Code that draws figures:
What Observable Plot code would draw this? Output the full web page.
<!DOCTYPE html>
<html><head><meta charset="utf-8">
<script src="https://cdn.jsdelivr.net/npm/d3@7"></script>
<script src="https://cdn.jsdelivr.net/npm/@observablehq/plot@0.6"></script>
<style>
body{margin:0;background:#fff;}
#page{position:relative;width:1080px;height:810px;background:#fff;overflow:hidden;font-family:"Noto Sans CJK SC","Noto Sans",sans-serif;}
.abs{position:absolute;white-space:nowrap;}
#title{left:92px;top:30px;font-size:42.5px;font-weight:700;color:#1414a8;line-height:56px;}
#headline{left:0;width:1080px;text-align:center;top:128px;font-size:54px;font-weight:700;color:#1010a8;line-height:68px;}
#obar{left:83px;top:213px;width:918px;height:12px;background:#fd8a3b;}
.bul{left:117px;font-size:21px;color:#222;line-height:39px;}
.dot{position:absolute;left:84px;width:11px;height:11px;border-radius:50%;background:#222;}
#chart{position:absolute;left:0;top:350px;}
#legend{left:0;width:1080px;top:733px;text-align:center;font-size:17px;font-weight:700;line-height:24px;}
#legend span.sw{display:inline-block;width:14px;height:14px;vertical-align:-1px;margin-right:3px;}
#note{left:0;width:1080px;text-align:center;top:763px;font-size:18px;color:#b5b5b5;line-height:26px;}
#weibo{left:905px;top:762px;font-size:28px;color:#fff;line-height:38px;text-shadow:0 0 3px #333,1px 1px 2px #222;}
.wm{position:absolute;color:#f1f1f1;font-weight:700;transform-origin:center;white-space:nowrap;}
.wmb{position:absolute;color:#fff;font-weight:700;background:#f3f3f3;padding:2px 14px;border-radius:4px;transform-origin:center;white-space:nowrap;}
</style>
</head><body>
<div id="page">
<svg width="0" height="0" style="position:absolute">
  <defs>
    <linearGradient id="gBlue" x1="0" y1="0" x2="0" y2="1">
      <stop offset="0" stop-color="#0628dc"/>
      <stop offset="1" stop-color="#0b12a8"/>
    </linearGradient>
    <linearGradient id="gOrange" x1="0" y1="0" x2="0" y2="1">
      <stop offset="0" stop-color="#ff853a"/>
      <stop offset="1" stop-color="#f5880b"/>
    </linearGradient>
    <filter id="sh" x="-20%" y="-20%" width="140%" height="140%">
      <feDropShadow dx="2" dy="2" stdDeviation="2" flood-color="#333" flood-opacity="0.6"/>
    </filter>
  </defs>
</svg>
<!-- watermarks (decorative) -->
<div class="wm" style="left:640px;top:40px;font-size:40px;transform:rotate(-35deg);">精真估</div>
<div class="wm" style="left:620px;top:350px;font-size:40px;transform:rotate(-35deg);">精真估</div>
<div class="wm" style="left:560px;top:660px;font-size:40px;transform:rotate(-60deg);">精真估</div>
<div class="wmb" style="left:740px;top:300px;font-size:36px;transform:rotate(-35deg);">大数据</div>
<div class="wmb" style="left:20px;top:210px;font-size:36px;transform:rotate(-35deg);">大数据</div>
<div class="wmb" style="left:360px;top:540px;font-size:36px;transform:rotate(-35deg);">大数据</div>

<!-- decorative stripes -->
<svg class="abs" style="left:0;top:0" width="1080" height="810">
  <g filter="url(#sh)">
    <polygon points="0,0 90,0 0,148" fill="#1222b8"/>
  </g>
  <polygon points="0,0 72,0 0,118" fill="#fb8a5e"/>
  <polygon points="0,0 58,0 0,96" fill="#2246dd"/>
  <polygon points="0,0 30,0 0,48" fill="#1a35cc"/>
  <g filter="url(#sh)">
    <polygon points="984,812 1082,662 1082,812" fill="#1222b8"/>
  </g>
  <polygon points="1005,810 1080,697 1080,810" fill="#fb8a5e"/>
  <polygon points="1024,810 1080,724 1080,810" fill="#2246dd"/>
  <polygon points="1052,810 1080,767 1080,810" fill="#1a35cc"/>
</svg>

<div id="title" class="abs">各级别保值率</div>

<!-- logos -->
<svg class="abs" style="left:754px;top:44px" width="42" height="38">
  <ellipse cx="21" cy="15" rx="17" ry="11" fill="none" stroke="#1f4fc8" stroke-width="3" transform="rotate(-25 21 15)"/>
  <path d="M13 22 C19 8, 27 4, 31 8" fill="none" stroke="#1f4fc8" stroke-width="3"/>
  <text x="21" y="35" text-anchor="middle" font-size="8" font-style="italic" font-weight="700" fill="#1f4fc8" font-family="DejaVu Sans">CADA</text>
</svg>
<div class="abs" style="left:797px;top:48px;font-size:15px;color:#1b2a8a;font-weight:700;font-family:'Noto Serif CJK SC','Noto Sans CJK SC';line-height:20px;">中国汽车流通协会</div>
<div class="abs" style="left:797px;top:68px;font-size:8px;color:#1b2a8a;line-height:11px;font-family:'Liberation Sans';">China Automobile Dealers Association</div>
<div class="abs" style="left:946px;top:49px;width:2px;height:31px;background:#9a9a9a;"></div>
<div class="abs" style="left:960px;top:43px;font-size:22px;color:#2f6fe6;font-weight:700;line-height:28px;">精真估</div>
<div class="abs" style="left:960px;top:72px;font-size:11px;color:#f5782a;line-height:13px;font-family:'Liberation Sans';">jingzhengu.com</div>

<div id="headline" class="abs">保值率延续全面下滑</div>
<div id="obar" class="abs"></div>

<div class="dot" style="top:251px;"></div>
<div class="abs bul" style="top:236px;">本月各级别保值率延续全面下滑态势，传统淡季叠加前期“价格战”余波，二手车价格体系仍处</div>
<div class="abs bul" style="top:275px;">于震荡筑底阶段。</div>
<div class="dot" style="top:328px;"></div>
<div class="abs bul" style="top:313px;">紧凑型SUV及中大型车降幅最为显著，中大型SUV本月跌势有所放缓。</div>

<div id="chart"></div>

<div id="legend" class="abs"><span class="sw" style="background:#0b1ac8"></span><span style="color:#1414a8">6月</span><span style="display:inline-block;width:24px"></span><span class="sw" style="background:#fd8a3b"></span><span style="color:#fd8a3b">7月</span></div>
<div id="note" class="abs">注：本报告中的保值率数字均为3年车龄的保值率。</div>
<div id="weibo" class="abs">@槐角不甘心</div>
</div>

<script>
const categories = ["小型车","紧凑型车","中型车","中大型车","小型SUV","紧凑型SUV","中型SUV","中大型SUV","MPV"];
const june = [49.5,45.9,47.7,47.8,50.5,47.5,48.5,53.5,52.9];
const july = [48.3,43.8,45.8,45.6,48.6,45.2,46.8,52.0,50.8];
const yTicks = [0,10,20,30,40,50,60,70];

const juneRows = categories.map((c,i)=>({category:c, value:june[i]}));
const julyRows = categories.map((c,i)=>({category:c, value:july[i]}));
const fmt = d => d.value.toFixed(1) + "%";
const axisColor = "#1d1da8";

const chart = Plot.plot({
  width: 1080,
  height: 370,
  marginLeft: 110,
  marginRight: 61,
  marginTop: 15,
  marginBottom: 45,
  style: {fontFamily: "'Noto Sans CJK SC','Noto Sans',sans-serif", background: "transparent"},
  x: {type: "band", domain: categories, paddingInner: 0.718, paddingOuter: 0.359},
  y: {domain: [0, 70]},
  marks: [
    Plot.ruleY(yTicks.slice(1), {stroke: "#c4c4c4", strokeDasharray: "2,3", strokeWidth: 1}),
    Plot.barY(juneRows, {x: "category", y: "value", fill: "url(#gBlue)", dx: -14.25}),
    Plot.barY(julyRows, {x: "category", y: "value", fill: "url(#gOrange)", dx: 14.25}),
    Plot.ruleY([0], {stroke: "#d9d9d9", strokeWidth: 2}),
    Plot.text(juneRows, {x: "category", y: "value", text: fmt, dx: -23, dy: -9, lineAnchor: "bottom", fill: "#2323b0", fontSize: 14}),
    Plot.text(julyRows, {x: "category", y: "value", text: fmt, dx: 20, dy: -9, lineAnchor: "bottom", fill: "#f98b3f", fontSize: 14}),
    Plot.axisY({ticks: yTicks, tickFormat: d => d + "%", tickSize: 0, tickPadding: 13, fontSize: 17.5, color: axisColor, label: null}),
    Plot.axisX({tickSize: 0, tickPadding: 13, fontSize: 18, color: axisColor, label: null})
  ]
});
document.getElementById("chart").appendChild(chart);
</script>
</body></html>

* * *

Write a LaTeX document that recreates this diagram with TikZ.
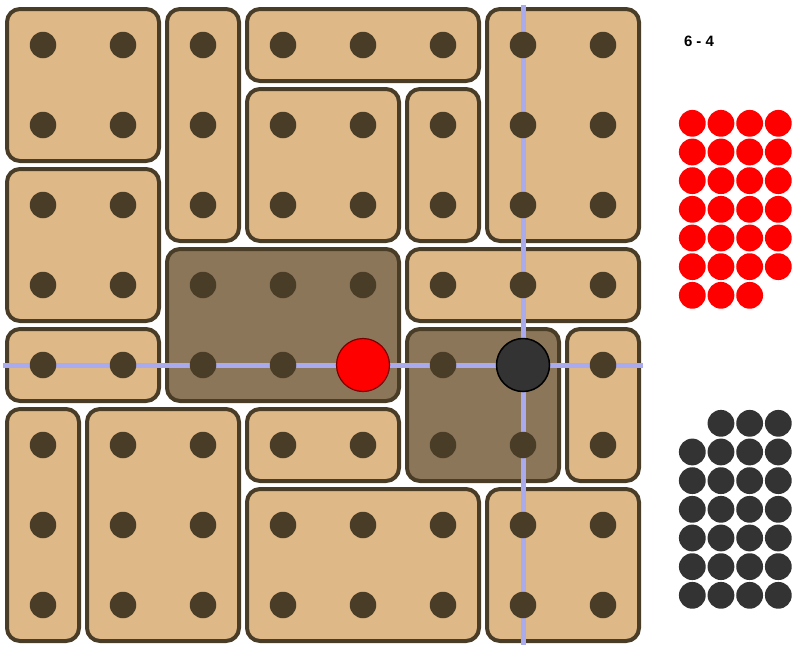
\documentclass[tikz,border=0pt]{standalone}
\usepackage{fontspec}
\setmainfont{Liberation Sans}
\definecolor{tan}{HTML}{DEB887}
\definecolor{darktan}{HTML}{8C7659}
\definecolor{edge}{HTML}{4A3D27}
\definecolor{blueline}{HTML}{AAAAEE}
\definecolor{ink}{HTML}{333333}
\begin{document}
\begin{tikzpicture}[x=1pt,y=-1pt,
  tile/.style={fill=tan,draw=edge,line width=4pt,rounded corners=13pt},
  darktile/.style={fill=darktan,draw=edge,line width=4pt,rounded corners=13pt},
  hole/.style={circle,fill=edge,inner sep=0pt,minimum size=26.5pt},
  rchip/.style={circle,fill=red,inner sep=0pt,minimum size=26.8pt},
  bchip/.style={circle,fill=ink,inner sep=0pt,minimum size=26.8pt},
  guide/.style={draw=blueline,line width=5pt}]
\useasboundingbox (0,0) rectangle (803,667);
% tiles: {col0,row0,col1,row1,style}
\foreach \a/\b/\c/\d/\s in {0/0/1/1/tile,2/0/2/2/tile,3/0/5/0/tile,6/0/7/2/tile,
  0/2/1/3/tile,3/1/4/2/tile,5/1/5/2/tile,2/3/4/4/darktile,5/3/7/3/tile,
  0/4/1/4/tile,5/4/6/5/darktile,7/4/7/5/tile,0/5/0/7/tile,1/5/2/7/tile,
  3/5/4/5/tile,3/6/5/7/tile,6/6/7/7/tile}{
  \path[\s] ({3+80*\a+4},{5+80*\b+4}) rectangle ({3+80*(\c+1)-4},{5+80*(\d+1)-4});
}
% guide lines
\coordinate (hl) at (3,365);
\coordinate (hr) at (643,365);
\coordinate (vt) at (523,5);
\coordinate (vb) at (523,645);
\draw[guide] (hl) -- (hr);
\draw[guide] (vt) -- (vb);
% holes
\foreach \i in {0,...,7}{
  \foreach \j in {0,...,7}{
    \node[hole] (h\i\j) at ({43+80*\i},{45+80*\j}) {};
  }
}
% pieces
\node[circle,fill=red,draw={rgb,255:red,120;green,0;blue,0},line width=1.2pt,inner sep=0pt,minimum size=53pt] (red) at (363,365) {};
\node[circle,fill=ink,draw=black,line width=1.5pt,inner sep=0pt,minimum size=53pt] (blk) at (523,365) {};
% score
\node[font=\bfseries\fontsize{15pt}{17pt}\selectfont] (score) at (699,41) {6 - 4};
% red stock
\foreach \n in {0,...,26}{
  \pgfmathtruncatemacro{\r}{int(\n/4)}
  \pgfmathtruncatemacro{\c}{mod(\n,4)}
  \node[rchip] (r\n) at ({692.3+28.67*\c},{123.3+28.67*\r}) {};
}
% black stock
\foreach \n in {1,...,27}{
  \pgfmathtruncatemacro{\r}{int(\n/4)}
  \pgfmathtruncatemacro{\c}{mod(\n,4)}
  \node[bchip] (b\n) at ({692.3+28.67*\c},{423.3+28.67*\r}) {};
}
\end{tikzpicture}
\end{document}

==

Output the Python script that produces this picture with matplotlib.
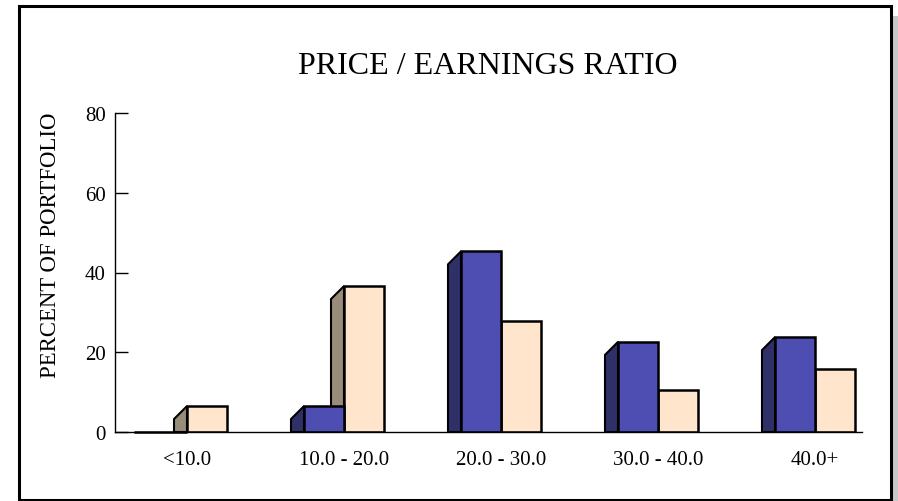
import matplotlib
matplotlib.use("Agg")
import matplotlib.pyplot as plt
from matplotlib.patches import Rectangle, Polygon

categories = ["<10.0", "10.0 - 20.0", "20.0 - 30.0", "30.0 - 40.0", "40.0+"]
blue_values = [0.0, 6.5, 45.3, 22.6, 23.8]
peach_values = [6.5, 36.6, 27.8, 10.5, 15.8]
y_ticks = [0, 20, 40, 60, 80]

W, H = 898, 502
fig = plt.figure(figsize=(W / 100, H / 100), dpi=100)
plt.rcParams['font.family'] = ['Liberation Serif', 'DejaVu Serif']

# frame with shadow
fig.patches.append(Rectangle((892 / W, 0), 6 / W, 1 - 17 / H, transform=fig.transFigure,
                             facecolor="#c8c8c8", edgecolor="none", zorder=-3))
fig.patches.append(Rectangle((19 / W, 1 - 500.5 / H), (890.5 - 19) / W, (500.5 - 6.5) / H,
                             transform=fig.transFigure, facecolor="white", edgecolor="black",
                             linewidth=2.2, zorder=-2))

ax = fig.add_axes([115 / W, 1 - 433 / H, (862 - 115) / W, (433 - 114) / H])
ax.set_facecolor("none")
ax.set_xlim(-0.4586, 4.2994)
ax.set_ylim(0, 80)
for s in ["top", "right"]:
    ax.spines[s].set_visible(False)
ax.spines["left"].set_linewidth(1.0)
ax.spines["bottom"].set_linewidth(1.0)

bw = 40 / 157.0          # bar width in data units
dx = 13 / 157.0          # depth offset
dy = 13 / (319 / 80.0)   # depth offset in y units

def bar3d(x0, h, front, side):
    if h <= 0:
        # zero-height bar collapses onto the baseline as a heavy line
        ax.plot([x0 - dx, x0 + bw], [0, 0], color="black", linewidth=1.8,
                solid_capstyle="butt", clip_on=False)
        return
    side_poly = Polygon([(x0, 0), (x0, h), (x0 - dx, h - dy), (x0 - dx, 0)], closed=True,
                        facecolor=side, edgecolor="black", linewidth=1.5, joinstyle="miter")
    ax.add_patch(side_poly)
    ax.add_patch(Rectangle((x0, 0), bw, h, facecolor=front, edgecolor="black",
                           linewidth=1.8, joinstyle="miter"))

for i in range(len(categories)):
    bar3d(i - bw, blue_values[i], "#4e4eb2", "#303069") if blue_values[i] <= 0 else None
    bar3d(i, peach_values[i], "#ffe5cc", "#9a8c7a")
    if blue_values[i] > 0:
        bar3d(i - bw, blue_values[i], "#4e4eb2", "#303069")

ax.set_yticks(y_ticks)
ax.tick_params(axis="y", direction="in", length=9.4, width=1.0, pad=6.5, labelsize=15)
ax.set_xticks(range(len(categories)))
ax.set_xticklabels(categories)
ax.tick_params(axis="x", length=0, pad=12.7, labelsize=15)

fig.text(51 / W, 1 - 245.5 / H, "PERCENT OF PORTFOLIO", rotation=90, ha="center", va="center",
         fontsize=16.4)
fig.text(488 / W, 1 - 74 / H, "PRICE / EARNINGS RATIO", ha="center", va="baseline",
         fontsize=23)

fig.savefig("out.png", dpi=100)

• **Short problem**: What lines above run from the one with "Output the Python" to the one with "y_ticks = [0, 20, 40, 60, 80]"? Give them again exactly, ends included, and leave the pictures out.

• **The response**:
Output the Python script that produces this picture with matplotlib.
import matplotlib
matplotlib.use("Agg")
import matplotlib.pyplot as plt
from matplotlib.patches import Rectangle, Polygon

categories = ["<10.0", "10.0 - 20.0", "20.0 - 30.0", "30.0 - 40.0", "40.0+"]
blue_values = [0.0, 6.5, 45.3, 22.6, 23.8]
peach_values = [6.5, 36.6, 27.8, 10.5, 15.8]
y_ticks = [0, 20, 40, 60, 80]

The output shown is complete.